Barry returned to the Warriors in 1972 and would lead them to the NBA championship in 1975. Wikipedia notes that “Barry is widely known for his unorthodox free throw technique. His career .880 free throw percentage ranks No. 1 in ABA history, and his .900 percentage was the best of any NBA player at the time of his retirement in 1980.”
Routinely pointing acknowledgment to the player who fed him a great pass was an original contribution to the game for which Barry has never been credited. The gracious gesture caught on and today everybody does it.
It’s astonishing that more NBA players don’t shoot foul shots underhand. The superiority of the underhand foul shot is a matter of physics – the ball approaches the rim from below, slowly! Many fans with whom I’ve shared this wisdom assume there’s an NBA regulation against the underhand foul shot, but there isn’t. The unwillingness to shoot underhand is simply a function of machismo! It’s really sad. Inability to make free throws changes a player’s game, makes them reluctant to drive to the basket and risk having to go to the line and embarrass themselves. This reluctance made Andres Biedrins, the Warriors’ center (2004-2013) afraid to shoot, knowing he’d clank his free throws. Today that fear is inhibiting Ben Simmons, who would be a super-star if he was willing to take it to the hoop. The Nets ought to bring in Rick Barry to mentor and encourage him to shoot underhand.

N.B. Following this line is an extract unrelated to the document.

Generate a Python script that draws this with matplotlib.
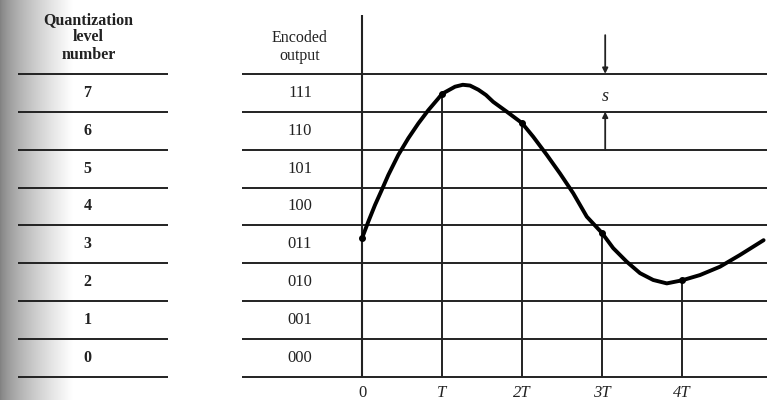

And the Warriors ought to get in touch with DaMarcus Cousins. Last year in the playoffs “Boogie” subbed ably for Jokic. This year he’s out of the league. Kevon Looney needs help!
I was wrong about Minnesota tanking. They’ve had too good a season to enter the race for the bottom. Those with a serious basketball addiction will have a hard time till play resumes Thursday. evening. MJ won’t help.